D'autres groupes continuent à importer, mais sans avoir
droit aux dollars de la Cadivi, ils doivent acheter des
dollars sur le marché parallèle, trois fois plus cher, et
répercutent ce surcoût sur le produit final. " Autant
dire que l'inflation va rapidement devenir incontrôlable
", prédit Orlando Ochoa. Le gouvernement est face à
une quadrature du cercle. Il doit réduire l'écart entre le
taux de change officiel et le parallèle pour éviter une
explosion des prix couplée à une pénurie de produits,
mais il refuse la mesure la plus évidente, c'est-à-dire la
dévaluation, par crainte de l'impact inflationniste.
On
comprend mieux dans ce contexte la multiplication des
nationalisations qui obéit moins à des raisons idéologiques
qu'à des nécessités de financement.

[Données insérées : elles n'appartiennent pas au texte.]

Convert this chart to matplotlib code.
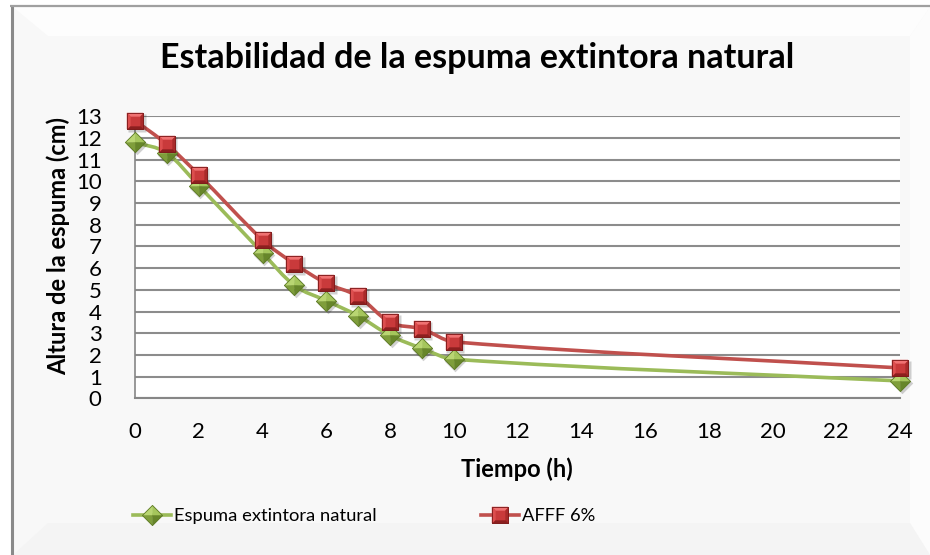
import numpy as np
import matplotlib
matplotlib.use("Agg")
import matplotlib.pyplot as plt
import matplotlib.transforms as mtransforms
from matplotlib.path import Path
from matplotlib.patches import PathPatch, Polygon
from matplotlib.lines import Line2D
from matplotlib.legend_handler import HandlerTuple

# Measurements
hours = [0, 1, 2, 4, 5, 6, 7, 8, 9, 10, 24]
espuma_natural = [11.8, 11.3, 9.8, 6.7, 5.2, 4.5, 3.8, 2.9, 2.3, 1.8, 0.8]
afff_6 = [12.8, 11.7, 10.3, 7.3, 6.2, 5.3, 4.7, 3.5, 3.2, 2.6, 1.4]
series_names = ["Espuma extintora natural", "AFFF 6%"]
x_ticks = list(range(0, 25, 2))
y_ticks = list(range(0, 14))

title = "Estabilidad de la espuma extintora natural"
x_label = "Tiempo (h)"
y_label = "Altura de la espuma (cm)"

GREEN = "#9bbb59"
RED = "#c0504d"

plt.rcParams['font.family'] = ['Lato', 'DejaVu Sans']

W, H = 930, 555
fig = plt.figure(figsize=(W / 100, H / 100), dpi=100)
fig.patch.set_facecolor("white")

# ---- bevelled chart frame ----
bg = fig.add_axes([0, 0, 1, 1], zorder=-10)
bg.set_xlim(0, W)
bg.set_ylim(H, 0)
bg.axis("off")
L, T = 13, 7
IL, IT, IR, IB = 48, 36, 910, 523
bg.add_patch(Polygon([(L, T), (W, T), (W, H), (L, H)], closed=True,
                     facecolor="#f8f8f8", edgecolor="none"))
bg.add_patch(Polygon([(L, T), (W, T), (IR, IT), (IL, IT)], closed=True,
                     facecolor="#fdfdfd", edgecolor="none"))
bg.add_patch(Polygon([(IR, IT), (W, T), (W, H), (IR, IB)], closed=True,
                     facecolor="#fcfcfc", edgecolor="none"))
bg.add_patch(Polygon([(IL, IB), (IR, IB), (W, H), (L, H)], closed=True,
                     facecolor="#f4f4f4", edgecolor="none"))
left_face = Polygon([(L, T), (IL, IT), (IL, IB), (L, H)], closed=True,
                    facecolor="none", edgecolor="none")
bg.add_patch(left_face)
grad = np.linspace(0.78, 0.97, 64).reshape(1, -1)
im = bg.imshow(grad, cmap="gray", vmin=0, vmax=1, aspect="auto",
               extent=[L, IL, H, T], interpolation="bilinear")
im.set_clip_path(left_face)
bg.set_xlim(0, W)
bg.set_ylim(H, 0)
bg.plot([11.5, 11.5], [5, H], color="#8a8a8a", lw=2.2, solid_capstyle="butt")
bg.plot([10, W], [5.5, 5.5], color="#a0a0a0", lw=1.6, solid_capstyle="butt")

# ---- plot area ----
ax = fig.add_axes([135 / W, 1 - 398.3 / H, (900 - 135) / W, (398.3 - 116.2) / H])
ax.set_facecolor("white")
ax.set_xlim(0, 24)
ax.set_ylim(0, 13)
ax.set_xticks(x_ticks)
ax.set_yticks(y_ticks)
ax.tick_params(axis="both", length=0, labelsize=16, colors="black")
ax.tick_params(axis="x", pad=17)
ax.tick_params(axis="y", pad=24)
ax.grid(axis="y", color="#8c8c8c", lw=1.5)
ax.set_axisbelow(True)
for side in ("top", "right"):
    ax.spines[side].set_visible(False)
ax.spines["left"].set_color("#868686")
ax.spines["left"].set_linewidth(1.2)
ax.spines["bottom"].set_color("#868686")
ax.spines["bottom"].set_linewidth(1.5)


def smooth_path(xs, ys):
    x = np.asarray(xs, float)
    y = np.asarray(ys, float)
    n = len(x)
    m = np.empty(n)
    m[0] = (y[1] - y[0]) / (x[1] - x[0])
    m[-1] = (y[-1] - y[-2]) / (x[-1] - x[-2])
    m[1:-1] = (y[2:] - y[:-2]) / (x[2:] - x[:-2])
    verts = [(x[0], y[0])]
    codes = [Path.MOVETO]
    for i in range(n - 1):
        h = x[i + 1] - x[i]
        verts += [(x[i] + h / 3, y[i] + m[i] * h / 3),
                  (x[i + 1] - h / 3, y[i + 1] - m[i + 1] * h / 3),
                  (x[i + 1], y[i + 1])]
        codes += [Path.CURVE4] * 3
    return Path(verts, codes)


# pyramid-shaded marker faces
diamond_faces = [
    ([(0, 0), (-1, 0), (0, 1)], "#b9d672"),
    ([(0, 0), (0, 1), (1, 0)], "#a5c65c"),
    ([(0, 0), (-1, 0), (0, -1)], "#7f9e3b"),
    ([(0, 0), (1, 0), (0, -1)], "#67862a"),
]
diamond_outline = [(-1, 0), (0, 1), (1, 0), (0, -1)]
k = 0.62
square_faces = [
    ([(-k, -k), (k, -k), (k, k), (-k, k)], "#c93a3b"),
    ([(-1, 1), (1, 1), (k, k), (-k, k)], "#f07272"),
    ([(-1, 1), (-k, k), (-k, -k), (-1, -1)], "#dc4e4e"),
    ([(1, 1), (1, -1), (k, -k), (k, k)], "#a92a2a"),
    ([(-1, -1), (-k, -k), (k, -k), (1, -1)], "#8c1f1f"),
]
square_outline = [(-1, -1), (1, -1), (1, 1), (-1, 1)]


def marker_path(pts):
    return Path(pts + [pts[0]], [Path.MOVETO] + [Path.LINETO] * (len(pts) - 1) + [Path.CLOSEPOLY])


def marker_layers(faces, outline, size, edge):
    layers = []
    for pts, col in faces:
        layers.append(dict(marker=marker_path(pts), markersize=size,
                           markerfacecolor=col, markeredgecolor=col,
                           markeredgewidth=0.3, linestyle="none"))
    layers.append(dict(marker=marker_path(outline), markersize=size,
                       markerfacecolor="none", markeredgecolor=edge,
                       markeredgewidth=0.6, linestyle="none"))
    return layers


series = [
    (espuma_natural, GREEN, diamond_outline,
     marker_layers(diamond_faces, diamond_outline, 14.5, "#5d7a25"), 14.5),
    (afff_6, RED, square_outline,
     marker_layers(square_faces, square_outline, 11.8, "#7a1818"), 11.8),
]

# soft drop shadow offset down-right
shadow_tf = mtransforms.offset_copy(ax.transData, fig=fig, x=1.5, y=-2.0, units="dots")

legend_handles = []
for vals, col, outline, layers, size in series:
    ax.add_patch(PathPatch(smooth_path(hours, vals), facecolor="none",
                           edgecolor=col, lw=2.6, zorder=3, capstyle="round",
                           joinstyle="round", clip_on=False))
    ax.plot(hours, vals, marker=marker_path(outline), markersize=size + 1,
            linestyle="none", markerfacecolor="#000000", markeredgecolor="none",
            alpha=0.18, transform=shadow_tf, zorder=3.5, clip_on=False)
    for lay in layers:
        ax.plot(hours, vals, zorder=4, clip_on=False, **lay)
    handle = [Line2D([], [], color=col, lw=2.6)]
    handle += [Line2D([], [], **lay) for lay in layers]
    legend_handles.append(tuple(handle))

fig.legend(legend_handles, series_names, loc="center",
           bbox_to_anchor=(364 / W, 1 - 516 / H), ncol=2, frameon=False,
           fontsize=13.2, handlelength=2.1, handletextpad=0.15,
           columnspacing=5.7,
           handler_map={tuple: HandlerTuple(ndivide=1, pad=0)})

fig.text(477 / W, 1 - 58 / H, title, ha="center", va="center",
         fontsize=24.5, fontweight="bold")
fig.text(517 / W, 1 - 469 / H, x_label, ha="center", va="center",
         fontsize=17, fontweight="bold")
fig.text(58 / W, 1 - 246 / H, y_label, ha="center", va="center",
         rotation=90, fontsize=17, fontweight="bold")

fig.savefig("out.png", dpi=100)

Après avoir récupéré
le contrôle de la majorité du secteur pétrolier, l'Etat
est devenu depuis 2007 un acteur de poids dans l'électricité,
les télécommunications, la sidérurgie, le ciment et la
banque. C'est la meilleure façon de contrôler les prix et
d'orienter la production. Depuis le début de l'année,
Caracas a même fait de la nationalisation un outil pour
repousser les échéances de paiement aux fournisseurs.
La
compagnie d'hydrocarbures PDVSA, qui a terminé l'année
avec une ardoise de plus de 8 milliards de dollars à l'égard
de dizaines d'entreprises prestataires de services, a fini
par en absorber une soixantaine, le mois dernier, suite à
un décret d'expropriation voté à la hâte par une Assemblée
nationale acquise au gouvernement. Là encore, le refus de
payer était en partie justifié - beaucoup de ces groupes,
en cheville depuis des années avec des cadres de
l'entreprise, pratiquaient la surfacturation. Mais PDVSA,
qui compte aujourd'hui près de 100 000 salariés, a-t-elle
les ressources humaines et financières pour reprendre
toutes les activités ? L'entreprise, qui a délaissé
l'investissement productif au profit du financement des dépenses
sociales peine déjà à maintenir sa production de pétrole.
Paradoxalement,
c'est des multinationales étrangères qu'Hugo Chavez attend
les solutions. La Banque de développement du Brésil, la
BNDES, devrait prêter à Caracas 4,3 milliards de dollars
pour financer des infrastructures, dont les contrats sont
confiés aux géants brésiliens du bâtiment. Des fonds
russes et chinois ont été mis en place avec une finalité
similaire. Surtout, le gouvernement devrait faire savoir, au
mois d'août, qui des 19 compagnies pétrolières intéressées
par l'exploitation des blocs de Carabobo, dans l'Orénoque,
sera choisi. La française Total est haut placée dans la
liste.
Les
groupes rechignent devant les exigences du gouvernement
(apporter le financement, assurer la clientèle et renoncer
à l'arbitrage international), mais se souviennent que le
Venezuela est déjà à la tête de 172 milliards de barils
de réserves prouvées, 314 milliards au total si l'on prend
en compte les réserves en cours de certification. Le futur
du " socialisme du XXIe siècle " voulu par Hugo
Chavez dépendra aussi de la capacité de la " révolution
bolivarienne " à parvenir à un accord avec les détenteurs
du pouvoir capitaliste dans le monde.